Entries supplied:
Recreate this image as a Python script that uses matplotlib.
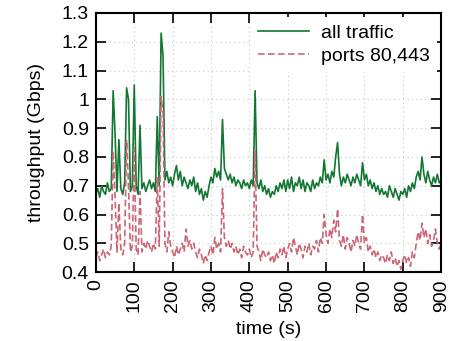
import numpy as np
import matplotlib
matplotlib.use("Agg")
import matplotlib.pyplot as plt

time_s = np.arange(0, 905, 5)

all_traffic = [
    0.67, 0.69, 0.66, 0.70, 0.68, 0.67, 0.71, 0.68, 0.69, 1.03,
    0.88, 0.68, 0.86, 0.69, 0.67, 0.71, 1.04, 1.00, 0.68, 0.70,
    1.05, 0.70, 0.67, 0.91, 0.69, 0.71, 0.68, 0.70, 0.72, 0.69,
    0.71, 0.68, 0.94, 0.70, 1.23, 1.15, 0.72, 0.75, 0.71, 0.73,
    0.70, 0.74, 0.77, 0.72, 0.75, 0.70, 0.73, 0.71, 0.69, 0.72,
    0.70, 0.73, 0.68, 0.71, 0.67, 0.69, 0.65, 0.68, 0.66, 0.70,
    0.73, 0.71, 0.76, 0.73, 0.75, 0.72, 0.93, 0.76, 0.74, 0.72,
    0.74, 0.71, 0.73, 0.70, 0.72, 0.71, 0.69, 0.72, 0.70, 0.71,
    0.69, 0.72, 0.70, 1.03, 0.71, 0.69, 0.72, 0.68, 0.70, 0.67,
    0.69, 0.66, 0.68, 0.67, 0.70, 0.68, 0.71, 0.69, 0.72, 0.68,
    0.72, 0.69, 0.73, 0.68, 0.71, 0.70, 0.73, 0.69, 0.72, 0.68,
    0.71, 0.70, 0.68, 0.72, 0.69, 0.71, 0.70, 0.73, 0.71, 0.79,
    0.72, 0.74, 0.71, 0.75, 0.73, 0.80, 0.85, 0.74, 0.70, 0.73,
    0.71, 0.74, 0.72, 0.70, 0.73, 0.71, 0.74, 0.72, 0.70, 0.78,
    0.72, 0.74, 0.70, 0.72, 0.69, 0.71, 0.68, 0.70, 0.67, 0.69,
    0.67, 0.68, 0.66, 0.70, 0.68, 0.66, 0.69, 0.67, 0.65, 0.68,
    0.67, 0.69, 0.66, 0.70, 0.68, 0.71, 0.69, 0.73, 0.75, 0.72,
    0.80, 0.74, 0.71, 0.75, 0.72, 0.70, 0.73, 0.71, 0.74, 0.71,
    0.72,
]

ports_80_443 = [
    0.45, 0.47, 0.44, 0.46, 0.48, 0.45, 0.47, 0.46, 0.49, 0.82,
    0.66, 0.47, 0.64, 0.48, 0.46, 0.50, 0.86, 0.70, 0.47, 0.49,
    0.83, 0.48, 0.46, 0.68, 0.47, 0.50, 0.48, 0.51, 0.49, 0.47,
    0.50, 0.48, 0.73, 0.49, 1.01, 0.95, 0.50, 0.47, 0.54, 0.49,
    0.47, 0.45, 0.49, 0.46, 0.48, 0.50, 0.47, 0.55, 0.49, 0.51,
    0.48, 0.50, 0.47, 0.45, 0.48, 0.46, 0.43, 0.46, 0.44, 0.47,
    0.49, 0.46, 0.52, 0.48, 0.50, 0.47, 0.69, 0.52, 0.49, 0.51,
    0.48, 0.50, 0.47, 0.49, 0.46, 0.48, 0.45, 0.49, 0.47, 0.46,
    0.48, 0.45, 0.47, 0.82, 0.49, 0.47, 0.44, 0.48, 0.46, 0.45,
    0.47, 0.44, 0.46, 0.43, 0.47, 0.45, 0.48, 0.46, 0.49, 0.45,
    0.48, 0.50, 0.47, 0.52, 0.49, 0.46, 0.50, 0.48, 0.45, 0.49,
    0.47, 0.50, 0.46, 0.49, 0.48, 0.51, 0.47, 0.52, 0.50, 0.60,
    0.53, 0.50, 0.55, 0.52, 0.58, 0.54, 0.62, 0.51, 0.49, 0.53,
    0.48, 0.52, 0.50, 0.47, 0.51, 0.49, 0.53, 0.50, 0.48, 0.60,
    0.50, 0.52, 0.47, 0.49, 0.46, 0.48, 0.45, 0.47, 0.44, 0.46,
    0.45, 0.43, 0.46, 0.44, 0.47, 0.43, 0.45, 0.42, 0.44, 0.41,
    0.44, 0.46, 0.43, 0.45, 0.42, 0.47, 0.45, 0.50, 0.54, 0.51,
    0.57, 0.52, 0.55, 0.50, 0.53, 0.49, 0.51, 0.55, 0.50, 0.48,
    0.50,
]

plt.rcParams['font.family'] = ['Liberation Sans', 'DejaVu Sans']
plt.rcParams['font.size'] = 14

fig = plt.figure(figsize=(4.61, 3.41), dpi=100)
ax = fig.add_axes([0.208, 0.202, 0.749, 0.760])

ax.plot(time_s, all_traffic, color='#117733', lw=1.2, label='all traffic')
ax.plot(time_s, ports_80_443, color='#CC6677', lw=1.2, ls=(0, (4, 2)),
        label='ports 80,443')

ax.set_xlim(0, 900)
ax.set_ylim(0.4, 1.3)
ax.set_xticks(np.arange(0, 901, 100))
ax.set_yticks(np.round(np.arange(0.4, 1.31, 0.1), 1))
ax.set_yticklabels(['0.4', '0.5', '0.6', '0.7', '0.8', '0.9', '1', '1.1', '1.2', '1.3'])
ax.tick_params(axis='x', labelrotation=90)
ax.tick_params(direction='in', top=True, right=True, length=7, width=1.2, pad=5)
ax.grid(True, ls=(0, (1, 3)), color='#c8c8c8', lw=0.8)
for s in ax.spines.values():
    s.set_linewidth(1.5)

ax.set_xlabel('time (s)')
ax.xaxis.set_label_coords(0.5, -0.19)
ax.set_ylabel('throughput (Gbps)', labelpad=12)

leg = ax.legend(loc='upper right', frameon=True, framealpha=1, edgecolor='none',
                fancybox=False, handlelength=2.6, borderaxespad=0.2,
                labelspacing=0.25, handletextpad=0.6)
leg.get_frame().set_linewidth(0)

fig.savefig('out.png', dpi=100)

--

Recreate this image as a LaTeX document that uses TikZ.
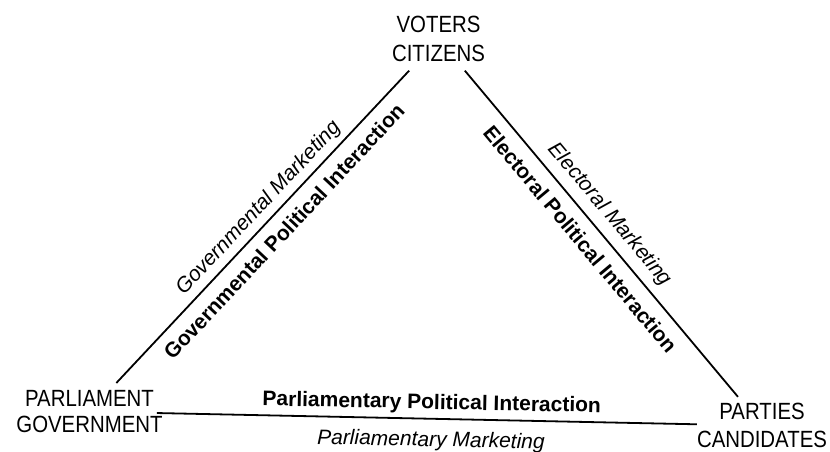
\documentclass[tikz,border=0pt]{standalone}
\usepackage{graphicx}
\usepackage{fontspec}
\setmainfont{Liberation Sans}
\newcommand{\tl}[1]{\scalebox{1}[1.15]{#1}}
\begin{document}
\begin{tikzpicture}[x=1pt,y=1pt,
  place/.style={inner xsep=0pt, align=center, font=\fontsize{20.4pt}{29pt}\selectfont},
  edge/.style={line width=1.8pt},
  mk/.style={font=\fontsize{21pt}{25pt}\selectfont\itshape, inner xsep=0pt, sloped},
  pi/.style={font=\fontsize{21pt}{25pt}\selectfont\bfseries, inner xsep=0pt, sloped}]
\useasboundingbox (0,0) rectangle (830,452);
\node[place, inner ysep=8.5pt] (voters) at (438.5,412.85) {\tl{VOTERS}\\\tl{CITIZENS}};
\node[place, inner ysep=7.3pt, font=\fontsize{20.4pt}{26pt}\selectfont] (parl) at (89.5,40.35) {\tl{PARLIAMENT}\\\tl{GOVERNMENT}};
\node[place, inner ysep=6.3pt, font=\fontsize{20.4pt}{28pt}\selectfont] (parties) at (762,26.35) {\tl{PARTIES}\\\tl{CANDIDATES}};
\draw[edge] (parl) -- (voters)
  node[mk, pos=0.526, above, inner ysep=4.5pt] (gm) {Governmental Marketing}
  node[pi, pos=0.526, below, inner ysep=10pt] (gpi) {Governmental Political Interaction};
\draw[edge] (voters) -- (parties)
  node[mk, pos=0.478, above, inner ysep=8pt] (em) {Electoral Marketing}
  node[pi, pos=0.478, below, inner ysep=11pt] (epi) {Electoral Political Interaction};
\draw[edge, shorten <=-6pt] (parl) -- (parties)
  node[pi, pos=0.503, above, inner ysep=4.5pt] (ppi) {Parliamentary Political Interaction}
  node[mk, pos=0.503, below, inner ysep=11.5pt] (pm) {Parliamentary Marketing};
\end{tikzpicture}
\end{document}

==

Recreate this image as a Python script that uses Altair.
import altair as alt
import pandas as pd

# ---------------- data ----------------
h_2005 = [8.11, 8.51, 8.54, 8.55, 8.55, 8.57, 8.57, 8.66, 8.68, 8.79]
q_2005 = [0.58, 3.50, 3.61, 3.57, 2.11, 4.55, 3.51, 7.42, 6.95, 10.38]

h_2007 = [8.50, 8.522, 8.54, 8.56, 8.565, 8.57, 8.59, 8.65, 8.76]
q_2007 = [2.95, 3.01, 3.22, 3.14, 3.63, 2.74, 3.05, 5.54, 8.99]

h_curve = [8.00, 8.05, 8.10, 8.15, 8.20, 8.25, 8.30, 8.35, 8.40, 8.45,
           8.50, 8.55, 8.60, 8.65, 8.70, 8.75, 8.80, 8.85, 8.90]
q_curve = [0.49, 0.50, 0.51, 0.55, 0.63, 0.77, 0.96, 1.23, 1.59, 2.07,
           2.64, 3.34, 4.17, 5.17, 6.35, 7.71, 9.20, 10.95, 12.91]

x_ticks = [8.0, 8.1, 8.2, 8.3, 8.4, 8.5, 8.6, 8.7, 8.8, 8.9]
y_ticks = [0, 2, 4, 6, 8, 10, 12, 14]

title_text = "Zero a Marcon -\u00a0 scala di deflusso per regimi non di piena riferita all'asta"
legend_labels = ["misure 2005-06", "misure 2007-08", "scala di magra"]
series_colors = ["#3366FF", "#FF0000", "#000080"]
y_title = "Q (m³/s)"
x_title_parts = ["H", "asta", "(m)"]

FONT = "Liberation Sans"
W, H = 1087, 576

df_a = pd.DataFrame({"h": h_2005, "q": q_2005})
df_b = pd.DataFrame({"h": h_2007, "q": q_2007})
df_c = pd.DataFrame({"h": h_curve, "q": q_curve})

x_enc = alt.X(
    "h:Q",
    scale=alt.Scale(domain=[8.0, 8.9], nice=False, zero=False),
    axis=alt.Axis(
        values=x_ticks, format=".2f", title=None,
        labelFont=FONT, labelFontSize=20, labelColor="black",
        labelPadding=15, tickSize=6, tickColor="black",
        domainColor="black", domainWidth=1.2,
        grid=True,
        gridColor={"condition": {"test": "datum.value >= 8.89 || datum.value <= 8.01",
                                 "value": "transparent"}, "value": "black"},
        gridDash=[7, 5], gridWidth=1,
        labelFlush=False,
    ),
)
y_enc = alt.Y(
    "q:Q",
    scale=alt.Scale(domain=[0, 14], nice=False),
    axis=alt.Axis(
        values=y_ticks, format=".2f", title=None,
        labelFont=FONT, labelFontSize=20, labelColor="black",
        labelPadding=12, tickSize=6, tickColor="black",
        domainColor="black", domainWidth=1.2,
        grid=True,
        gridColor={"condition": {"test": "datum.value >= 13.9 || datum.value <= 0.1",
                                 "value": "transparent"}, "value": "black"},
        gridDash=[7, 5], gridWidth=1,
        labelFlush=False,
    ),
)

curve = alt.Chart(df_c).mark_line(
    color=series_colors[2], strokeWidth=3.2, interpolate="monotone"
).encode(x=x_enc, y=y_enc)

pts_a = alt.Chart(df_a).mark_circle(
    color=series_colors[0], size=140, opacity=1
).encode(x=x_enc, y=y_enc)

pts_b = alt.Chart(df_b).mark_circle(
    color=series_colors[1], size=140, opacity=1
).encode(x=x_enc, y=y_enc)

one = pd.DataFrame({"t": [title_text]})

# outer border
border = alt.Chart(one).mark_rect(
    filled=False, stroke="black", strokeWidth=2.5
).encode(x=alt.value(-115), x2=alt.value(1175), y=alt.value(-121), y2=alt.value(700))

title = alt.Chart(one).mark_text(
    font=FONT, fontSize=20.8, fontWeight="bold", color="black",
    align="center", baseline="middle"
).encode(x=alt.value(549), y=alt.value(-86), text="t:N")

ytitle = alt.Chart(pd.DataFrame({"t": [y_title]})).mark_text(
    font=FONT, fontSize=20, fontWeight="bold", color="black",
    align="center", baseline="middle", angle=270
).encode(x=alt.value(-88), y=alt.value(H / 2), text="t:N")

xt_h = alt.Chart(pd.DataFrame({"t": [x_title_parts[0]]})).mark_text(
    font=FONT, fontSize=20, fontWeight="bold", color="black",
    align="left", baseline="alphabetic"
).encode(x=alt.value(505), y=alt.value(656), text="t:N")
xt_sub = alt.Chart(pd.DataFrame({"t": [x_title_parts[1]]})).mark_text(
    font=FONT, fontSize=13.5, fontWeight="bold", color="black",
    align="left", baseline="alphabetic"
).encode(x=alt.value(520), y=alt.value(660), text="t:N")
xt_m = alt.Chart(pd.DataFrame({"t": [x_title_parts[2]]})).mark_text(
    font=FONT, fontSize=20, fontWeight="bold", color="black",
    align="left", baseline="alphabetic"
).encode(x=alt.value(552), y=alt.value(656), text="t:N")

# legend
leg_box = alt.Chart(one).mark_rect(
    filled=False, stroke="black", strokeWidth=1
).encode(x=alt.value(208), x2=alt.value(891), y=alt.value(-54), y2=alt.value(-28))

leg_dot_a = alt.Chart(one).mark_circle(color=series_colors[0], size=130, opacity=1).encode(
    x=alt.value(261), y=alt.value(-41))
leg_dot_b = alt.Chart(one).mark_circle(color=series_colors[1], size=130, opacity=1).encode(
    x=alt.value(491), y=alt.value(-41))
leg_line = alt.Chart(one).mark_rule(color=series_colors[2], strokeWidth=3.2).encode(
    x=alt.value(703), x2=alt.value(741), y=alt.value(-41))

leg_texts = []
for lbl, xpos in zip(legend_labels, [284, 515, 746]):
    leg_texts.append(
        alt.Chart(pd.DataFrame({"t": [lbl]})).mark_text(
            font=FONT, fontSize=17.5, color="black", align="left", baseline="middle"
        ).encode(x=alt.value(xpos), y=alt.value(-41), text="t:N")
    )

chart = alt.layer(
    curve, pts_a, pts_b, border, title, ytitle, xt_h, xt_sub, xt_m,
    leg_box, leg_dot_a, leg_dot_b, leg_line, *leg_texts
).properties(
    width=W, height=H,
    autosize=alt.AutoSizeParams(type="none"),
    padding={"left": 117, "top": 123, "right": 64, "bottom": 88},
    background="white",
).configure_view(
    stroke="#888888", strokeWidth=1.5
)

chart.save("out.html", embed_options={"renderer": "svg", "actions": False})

Aim:
Return a copy of every line that includes the word "Recreate".

Worked answer:
Recreate this image as a Python script that uses matplotlib.
Recreate this image as a LaTeX document that uses TikZ.
Recreate this image as a Python script that uses Altair.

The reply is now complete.